Melt butter in a large frying pan over medium heat.
- 1 cup wild rice
- 1/2 cup slivered almonds
- 2 Tbsp onion, chopped
- 1 can (8 oz.) mushroom stems and pieces, drained
Add rice, almonds, onion and mushrooms. Cook and stir 15-20 minutes until almonds are golden brown. Pour wild rice mixture into a 1 1/2-quart baking dish.

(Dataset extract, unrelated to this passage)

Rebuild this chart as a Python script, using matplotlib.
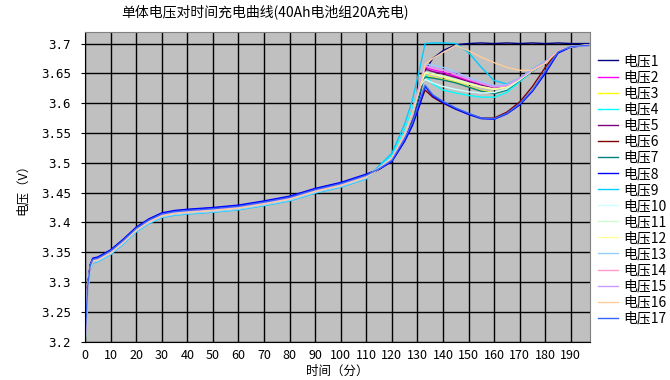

- 3 cups chicken broth OR prepared bouillon
Heat broth until boiling. Stir into wild rice mixture. Cover and bake 1 1/2 hours, until all liquid is absorbed and wild rice is tender and fluffy.
Servings: 6-8
Chicken Barley Soup
Printable Version: Chicken Barley Soup Recipe (PDF: 610KB/1 page)
- 1 Tbsp vegetable oil
- 1 cup onion, chopped
- 1 cup carrots, sliced
- 1 cup celery, sliced
Heat oil in a large pan over medium heat. Add onions, carrots and celery. Cook 5 minutes until onion is tender.
- 6 cups chicken broth OR prepared bouillon
- 1/2 cup pearl barley
- 2 cups cooked chicken, chopped or shredded (4 medium boneless chicken breasts or 8 thighs = 2 cups cooked, chopped chicken)
Add broth and barley. Bring to a boil.
Reduce heat to low and cook for 40 minutes, stirring occasionally.
Add chicken and cook an additional 10 minutes. Serve hot.